En las Escrituras santas se repite constantemente una invitación a modo de imperativo para que el pueblo que ha sido ya creado –la Iglesia- alabe a su Señor.
Este imperativo está expresado de manera clara en los salmos: “Cantad al Señor un cántico nuevo” (Sal 95; Sal 97; Sal 149). No sirven los cánticos viejos de la esclavitud o del pecado; no sirven los cánticos de la ley antigua; no sirven los cánticos que antaño combinábamos con nuestras tendencias de pecado; ¿qué sirve? Aquello que brota de los labios de un pueblo redimido, “un cántico nuevo” porque nueva es la redención, nueva la gracia, nuevo el orden creado por Cristo en su Pascua, nuevo el hombre, nueva y eterna la alianza, nuevas las promesas: ¡“He aquí que todo lo hago nuevo” clama el Eterno Viviente en el Apocalipsis!
Junto a la exhortación al “cántico nuevo”, el salterio tiene otras hermosas exhortaciones para elevar el alma de la Iglesia al canto, a la alabanza: “para ti es mi música, Señor” (Sal 100), y desde esa convicción y ofrenda, se repetirá: “Alabad al Señor que la música es buena, nuestro Dios merece una alabanza armoniosa” (Sal 146), y la vida misma de la Iglesia peregrina será un unirse a la Iglesia celestial para cantar: “delante de los ángeles tañeré para ti” (Sal 137), y la cláusula final del prefacio siempre unirá al cielo y a la tierra, en una sola voz, “con los ángeles y arcángeles y con todos los santos, cantamos sin cesar el himno de tu gloria”.
La Iglesia - cada alma fiel en la Iglesia - eleva su cántico, entona sus cantos en dimensión cósmica y universal, en síntesis preciosa de recapitulación de todo lo creado (“Criaturas todas del Señor, bendecid al Señor” o como reza la cláusula final del Prefacio de la plegaria eucarística IV: “innumerables ángeles te sirven en tu presencia y te adoran sin cesar; y también nosotros, llenos de alegría, y por nuestra voz las demás criaturas, alabamos tu nombre cantando”), en nombre de todo hombre: (“Todo ser que alienta alabe al Señor”), adorando así a su muy Amado Señor y Salvador.

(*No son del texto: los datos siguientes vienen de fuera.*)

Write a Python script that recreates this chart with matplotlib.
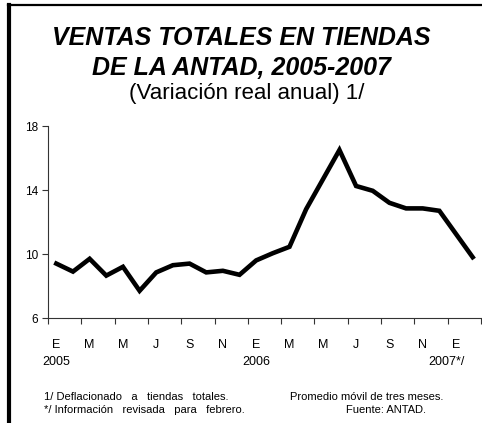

“Tocad la cítara para el Señor” y grita jubilosa: “alabad al Señor todas las naciones” (Sal 116), invita a todos los santos: “aclamad, justos al Señor, que merece la alabanza de los buenos” (Sal 32), y en la mañana, al mirar la santa Resurrección de Cristo, exclama: “Despertad, cítara y arpa, despertaré a la aurora” (Sal 56). La Iglesia está así ofreciendo el culto verdadero, culto en Espíritu y en Verdad, en el Espíritu Santo y en la Verdad, que es Cristo, culto de adoración y alabanza, del pueblo nuevo, el pueblo redimido.
Esta línea musical en la Iglesia, entendida en su sentido doxológico –no meramente el placer estético, que en sí es sano por lo evocativo y trascendente de toda plasmación artística que remite a la Belleza- se aplica también a cada fiel, a cada miembro del Cuerpo místico. San Pablo invitará a los creyentes a “cantad a Dios, dadle gracias de corazón [otra traducción dice en vuestros corazones] con salmos, himnos y cánticos inspirados” (Col 3, 16), y en la carta a los Efesios se recomienda: “recitad entre vosotros salmos, himnos y cánticos inspirados; cantad y salmodiad en vuestro corazón al Señor” (5,19). Es un modo bello de explicitar el contenido de la liturgia espiritual que el bautizado, cada alma consagrada por el santo crisma, está obligada a dar, pues “ofreceos como hostia viva, santa, racional... este es vuestro culto” (Rm 12,1). La liturgia de la vida como alabanza es la liturgia del cántico nuevo.
Saquemos algunas deducciones:
-Cantar implica la vida misma, para no decir al Señor una alabanza mientras que la propia vida es desagradable al Señor.
-Cantar es propio de la liturgia. Unos cantos serán de un solista-salmista, otros del coro y otros muchos son de todos los fieles.
-Cantar no estorba el recogimiento, sino que ya de por sí es oración y medio de participación. No se puede interpretar restrictivamente la adoración y la devoción con el mutismo absoluto durante la Eucaristía.
-Cantar aquí en la liturgia terrena es preludio y degustación de la liturgia eterna, donde cantaremos, alabaremos y amaremos al que está sentado en el Trono y al Cordero.